Don't include pictures. Quote the lines below from the first through the line that contains "0.0131, 0.0123, 0.0114]".

· · ·

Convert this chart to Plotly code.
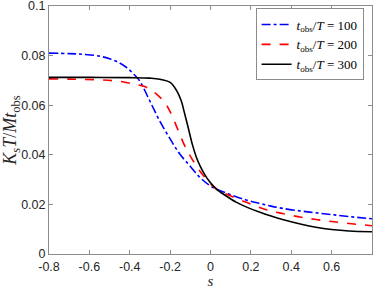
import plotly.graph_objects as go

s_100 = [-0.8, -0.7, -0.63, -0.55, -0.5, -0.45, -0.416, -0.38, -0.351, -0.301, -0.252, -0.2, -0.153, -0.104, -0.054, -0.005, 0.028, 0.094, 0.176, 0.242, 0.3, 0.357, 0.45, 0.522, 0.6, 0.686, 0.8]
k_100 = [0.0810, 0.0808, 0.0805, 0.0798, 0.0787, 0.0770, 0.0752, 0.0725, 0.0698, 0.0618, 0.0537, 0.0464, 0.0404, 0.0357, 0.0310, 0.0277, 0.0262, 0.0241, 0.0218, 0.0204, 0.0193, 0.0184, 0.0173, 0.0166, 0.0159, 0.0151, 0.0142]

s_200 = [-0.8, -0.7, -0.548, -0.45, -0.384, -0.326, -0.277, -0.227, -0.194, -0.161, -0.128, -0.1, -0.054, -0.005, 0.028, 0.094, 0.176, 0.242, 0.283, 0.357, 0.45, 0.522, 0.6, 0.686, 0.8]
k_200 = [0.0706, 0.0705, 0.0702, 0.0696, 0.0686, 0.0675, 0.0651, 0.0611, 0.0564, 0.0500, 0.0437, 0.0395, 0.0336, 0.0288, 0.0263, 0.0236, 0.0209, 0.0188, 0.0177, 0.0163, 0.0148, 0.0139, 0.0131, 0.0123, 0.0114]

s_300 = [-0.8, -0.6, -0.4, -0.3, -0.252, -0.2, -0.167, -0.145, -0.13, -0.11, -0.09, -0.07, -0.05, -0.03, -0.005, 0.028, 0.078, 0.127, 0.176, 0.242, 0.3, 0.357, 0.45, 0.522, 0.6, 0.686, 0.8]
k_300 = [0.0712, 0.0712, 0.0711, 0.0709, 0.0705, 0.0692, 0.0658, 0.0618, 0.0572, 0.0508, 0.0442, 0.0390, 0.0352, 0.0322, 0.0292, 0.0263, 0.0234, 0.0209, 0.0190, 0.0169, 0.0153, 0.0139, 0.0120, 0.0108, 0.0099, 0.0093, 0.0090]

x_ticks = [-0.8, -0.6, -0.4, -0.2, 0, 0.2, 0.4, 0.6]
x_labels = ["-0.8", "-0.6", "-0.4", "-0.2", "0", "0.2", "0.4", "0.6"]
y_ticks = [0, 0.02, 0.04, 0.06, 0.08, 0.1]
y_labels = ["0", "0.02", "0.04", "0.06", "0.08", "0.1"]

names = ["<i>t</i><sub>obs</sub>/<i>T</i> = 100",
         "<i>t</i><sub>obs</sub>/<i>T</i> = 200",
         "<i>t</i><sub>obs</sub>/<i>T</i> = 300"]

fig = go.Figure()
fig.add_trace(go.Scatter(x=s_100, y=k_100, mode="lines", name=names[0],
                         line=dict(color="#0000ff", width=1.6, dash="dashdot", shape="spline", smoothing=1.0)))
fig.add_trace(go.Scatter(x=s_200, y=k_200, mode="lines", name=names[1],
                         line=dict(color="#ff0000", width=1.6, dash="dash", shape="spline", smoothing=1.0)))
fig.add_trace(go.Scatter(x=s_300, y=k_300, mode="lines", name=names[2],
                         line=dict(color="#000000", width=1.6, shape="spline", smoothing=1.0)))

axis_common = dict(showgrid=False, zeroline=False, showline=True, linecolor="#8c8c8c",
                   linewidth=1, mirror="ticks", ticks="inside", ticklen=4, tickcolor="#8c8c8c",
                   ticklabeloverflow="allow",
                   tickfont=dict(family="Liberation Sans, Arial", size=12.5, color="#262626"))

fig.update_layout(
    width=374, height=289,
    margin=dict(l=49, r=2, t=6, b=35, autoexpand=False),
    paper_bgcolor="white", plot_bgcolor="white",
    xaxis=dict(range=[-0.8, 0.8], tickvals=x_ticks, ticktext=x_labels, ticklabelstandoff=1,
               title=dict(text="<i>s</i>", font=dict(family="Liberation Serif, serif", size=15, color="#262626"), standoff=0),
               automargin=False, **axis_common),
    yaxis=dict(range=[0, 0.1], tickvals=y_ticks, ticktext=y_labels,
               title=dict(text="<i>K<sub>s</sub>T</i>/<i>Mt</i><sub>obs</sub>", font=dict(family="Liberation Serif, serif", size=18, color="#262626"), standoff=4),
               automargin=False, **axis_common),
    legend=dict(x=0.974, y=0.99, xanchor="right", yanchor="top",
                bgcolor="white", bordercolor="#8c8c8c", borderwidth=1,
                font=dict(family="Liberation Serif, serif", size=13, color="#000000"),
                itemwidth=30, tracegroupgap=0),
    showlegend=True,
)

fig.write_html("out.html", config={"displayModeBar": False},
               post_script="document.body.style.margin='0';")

· · ·

# Solution for this exercise
Convert this chart to Plotly code.
import plotly.graph_objects as go

s_100 = [-0.8, -0.7, -0.63, -0.55, -0.5, -0.45, -0.416, -0.38, -0.351, -0.301, -0.252, -0.2, -0.153, -0.104, -0.054, -0.005, 0.028, 0.094, 0.176, 0.242, 0.3, 0.357, 0.45, 0.522, 0.6, 0.686, 0.8]
k_100 = [0.0810, 0.0808, 0.0805, 0.0798, 0.0787, 0.0770, 0.0752, 0.0725, 0.0698, 0.0618, 0.0537, 0.0464, 0.0404, 0.0357, 0.0310, 0.0277, 0.0262, 0.0241, 0.0218, 0.0204, 0.0193, 0.0184, 0.0173, 0.0166, 0.0159, 0.0151, 0.0142]

s_200 = [-0.8, -0.7, -0.548, -0.45, -0.384, -0.326, -0.277, -0.227, -0.194, -0.161, -0.128, -0.1, -0.054, -0.005, 0.028, 0.094, 0.176, 0.242, 0.283, 0.357, 0.45, 0.522, 0.6, 0.686, 0.8]
k_200 = [0.0706, 0.0705, 0.0702, 0.0696, 0.0686, 0.0675, 0.0651, 0.0611, 0.0564, 0.0500, 0.0437, 0.0395, 0.0336, 0.0288, 0.0263, 0.0236, 0.0209, 0.0188, 0.0177, 0.0163, 0.0148, 0.0139, 0.0131, 0.0123, 0.0114]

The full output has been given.